Mechanically, within the radius of their blindsense, a blind character functions as a character with normal vision, with the benefit that nothing can obscure their vision.
Within that radius, this makes them stronger than creatures with darkvision standing in darkness. They are immune to the effects of spells like fog cloud and darkness (and of course, spells that cause blindness), and their opponents gain no benefit from effects that render themselves invisible.
Outside that radius, everything is heavily obscured and opponents have the benefit that they don’t need to use those spells or effects (conserving resources). The character has disadvantage on attack rolls against opponents at this range, while these opponents have advantage on attack rolls against the character.

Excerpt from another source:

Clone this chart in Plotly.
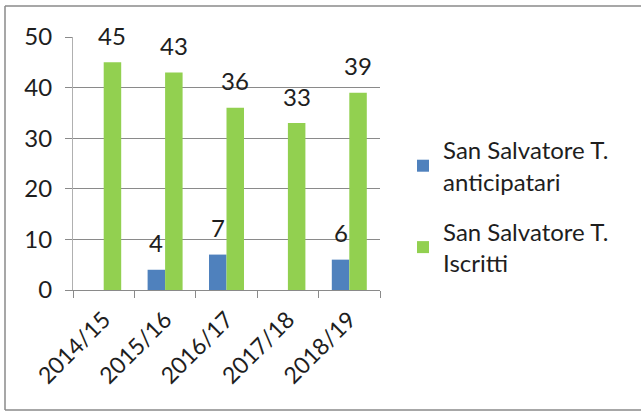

By focusing on melee combat (unarmed strikes) the monk is able to take advantage of some of the above benefits simply by staying close to the enemy. Even deflect missiles, since it doesn’t depend on sight1, works as normal, mitigating some of their weakness against ranged attacks. In addition, the Way of Shadow monk will be able to cast darkness without hindering their own “sight”. Even the Way of the Four Elements monk is not significantly limited, as very few of their “spells” rely on sight.
All in all blindsight is a decent way to wave off the mechanical disadvantages of blindness, and a clever player can even take advantage of some of the above benefits. I would advise against including tremorsense though. If you look carefully you’ll see that is specific to burrowing monsters. Blindsight alone, even limited to 15 ft., is sufficient for this build.
1. As @SeriousBri points out, features that require sight will say “that you can see”; compare the Hunter Ranger’s uncanny dodge.